Fitness indicates to what extent the model reflects all the activity seen in the event log. Precision refers
to the fact that the model does not allow for behaviors that are completely unrelated to the log from
which it derives. As logs are finite, generalisation indicates the ability of the model to generalise similar
behaviours. Finally, simplicity refers to the fact of the model being as simple as possible. There is
always a balance between these characteristics. For instance, a model can potentially be made simpler
at the cost of not reflecting all behaviour, or at introducing potentially unrelated behaviour.
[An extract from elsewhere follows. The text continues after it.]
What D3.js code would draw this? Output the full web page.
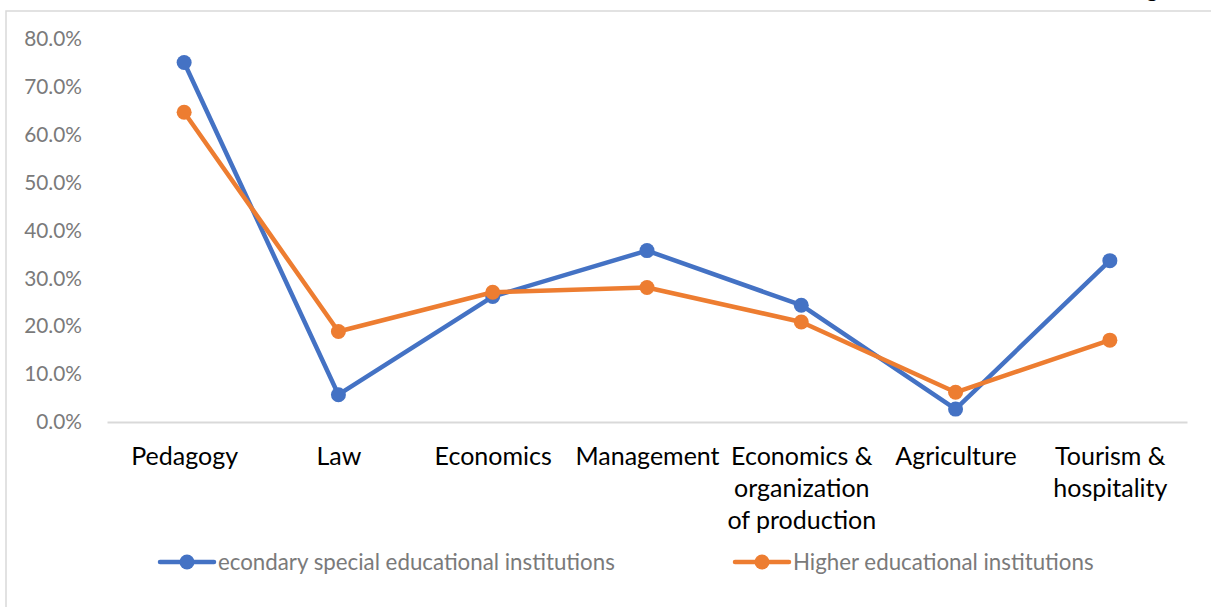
<!DOCTYPE html>
<html>
<head>
<meta charset="utf-8">
<script src="https://cdn.jsdelivr.net/npm/d3@7"></script>
<style>
  body { margin: 0; background: #fff; }
  svg { display: block; font-family: Lato, "Open Sans", sans-serif; }
</style>
</head>
<body>
<script>
// values (share of respondents)
var categories = ["Pedagogy", "Law", "Economics", "Management",
                  "Economics &\norganization\nof production", "Agriculture", "Tourism &\nhospitality"];
var secondary = [0.751, 0.057, 0.262, 0.358, 0.244, 0.027, 0.337];
var higher = [0.647, 0.189, 0.271, 0.281, 0.209, 0.062, 0.171];
var seriesNames = ["econdary special educational institutions", "Higher educational institutions"];
var seriesColors = ["#4472C4", "#ED7D31"];
var yTicks = [0, 0.1, 0.2, 0.3, 0.4, 0.5, 0.6, 0.7, 0.8];

var width = 1211,
    height = 607;

var svg = d3.select("body").append("svg")
    .attr("width", width)
    .attr("height", height);

// chart area border
svg.append("rect")
    .attr("x", 6).attr("y", 11)
    .attr("width", 1230).attr("height", 640)
    .attr("fill", "none")
    .attr("stroke", "#d9d9d9")
    .attr("stroke-width", 1.5);

// tail of the title line above, cut off by the crop
svg.append("text")
    .attr("x", 1146).attr("y", -3)
    .attr("font-size", 24)
    .attr("fill", "#000")
    .text("g");

var x = d3.scalePoint()
    .domain(categories)
    .range([107, 1187])
    .padding(0.5);

var y = d3.scaleLinear()
    .domain([0, 0.8])
    .range([422, 39]);

// y axis
var yAxis = svg.append("g")
    .attr("transform", "translate(107,0)")
    .call(d3.axisLeft(y).tickValues(yTicks).tickFormat(d3.format(".1%")).tickSize(0).tickPadding(25));
yAxis.select(".domain").remove();
yAxis.selectAll("text")
    .attr("font-size", 20.8)
    .attr("font-family", "Lato, sans-serif")
    .attr("fill", "#7a7a7a");

// x axis
var xAxis = svg.append("g")
    .attr("transform", "translate(0," + y(0) + ")")
    .call(d3.axisBottom(x).tickSizeInner(0).tickSizeOuter(0).tickPadding(0));
xAxis.select(".domain")
    .attr("stroke", "#d9d9d9")
    .attr("stroke-width", 2);
xAxis.selectAll("text")
    .attr("font-size", 25)
    .attr("font-family", "Lato, sans-serif")
    .attr("fill", "#000")
    .attr("dy", null)
    .attr("y", 0)
    .each(function(d) {
      var t = d3.select(this).text("");
      d.split("\n").forEach(function(line, i) {
        t.append("tspan")
            .attr("x", 0)
            .attr("y", 43 + i * 32)
            .text(line);
      });
    });

// lines and markers
var line = d3.line()
    .x(function(d, i) { return x(categories[i]); })
    .y(function(d) { return y(d); });

[secondary, higher].forEach(function(values, s) {
  svg.append("path")
      .datum(values)
      .attr("d", line)
      .attr("fill", "none")
      .attr("stroke", seriesColors[s])
      .attr("stroke-width", 4.5)
      .attr("stroke-linejoin", "round");

  svg.selectAll(".dot" + s)
      .data(values)
      .enter()
      .append("circle")
      .attr("class", "dot" + s)
      .attr("cx", function(d, i) { return x(categories[i]); })
      .attr("cy", function(d) { return y(d); })
      .attr("r", 7.5)
      .attr("fill", seriesColors[s]);
});

// legend
var legendX = [160, 735];
var legend = svg.selectAll(".legend")
    .data(seriesNames)
    .enter()
    .append("g")
    .attr("class", "legend")
    .attr("transform", function(d, i) { return "translate(" + legendX[i] + ",562)"; });

legend.append("line")
    .attr("x1", 0).attr("x2", 54)
    .attr("stroke", function(d, i) { return seriesColors[i]; })
    .attr("stroke-width", 4.5)
    .attr("stroke-linecap", "round");

legend.append("circle")
    .attr("cx", 27)
    .attr("r", 7.5)
    .attr("fill", function(d, i) { return seriesColors[i]; });

legend.append("text")
    .attr("x", 58)
    .attr("dy", "0.35em")
    .attr("font-size", 22.3)
    .attr("fill", "#7a7a7a")
    .text(function(d) { return d; });
</script>
</body>
</html>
    Specific algorithms oriented to practical applications are included into two main categories: heuristic
and fuzzy [11]. Heuristic miner is focused on reflecting the main behaviour reflected in the log. Fuzzy
miner is used when the number of activities and cases is particularly high, and the behaviour reflected
in the log is unstructured. However, other algorithms are also used. Alpha-miner algorithm is also
commonly used, and some articles on Educational data mining make use of inductive miner[12].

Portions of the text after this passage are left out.